Why we should all stop trying to touch our toes
I used to think my life would be easier – better – if I could touch my toes. “When I can touch my toes, man, things are going to be different.” I’d get starry-eyed just thinking about it.
Unconsciously, lots of us think like this: Life will be better when I can do "x." (Have you?) But this belief is straight delusion. Totally insane.
It suggests that flexible humans contain more worth than inflexible ones. It suggests that people with tight hamstrings are bad.
That is plain crazy. We should ban toe-touching.
But seriously, have you ever caught yourself wishing for more flexibility? “Touching my toes” can become a psychological shorthand for “being a better human.” And doing yoga can become a trick to improve oneself.
Spoiler alert: Yoga does not exist to make you a better human.

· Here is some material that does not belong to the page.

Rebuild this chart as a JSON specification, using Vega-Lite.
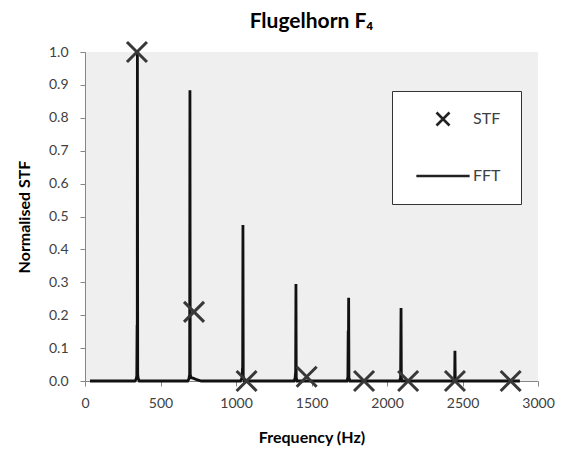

Yoga exists to remind you that you are simply living. Within the swirling drama of life there is a calm, still space. Through yoga, you connect your mind with a peaceful, vital state of being. You discover that your life source is enormous - and it's the same as everyone else's. That's yoga.
So if you come to yoga to touch your toes, you may work and strain and push. Then one day you'll finally touch your toes … and nothing will happen. Zero! No celebration, no streamers, no enlightenment. Just your hands on your toes. And the same unchanged state of being as before.
So, come to life to be as you are. Come to stop struggling on outward goals. You are not an eternal struggle of inadequacy glazed in wistful aspirations.
You are here. Now.
If you locate self-worth in your hamstrings, you block actual fulfillment. Instead, cast inwards your choice to be happy and sentence yourself to satisfaction of eternal adequacy.
Free your hamstrings; free your self. Stop trying to touch your toes.
Are you making an improvement project out of yourself (and others)? Do you do yoga to make yourself more special?
If you have tied your self-worth to your body project, change your mind today. Come to yoga to accept yourself as you are. Witness the still steady space within you, and witness the world meeting it. That’s it. This is it.
While you’re at it, recognize the silliness of contorting your body in silence with a room full of strangers. Enjoy every second.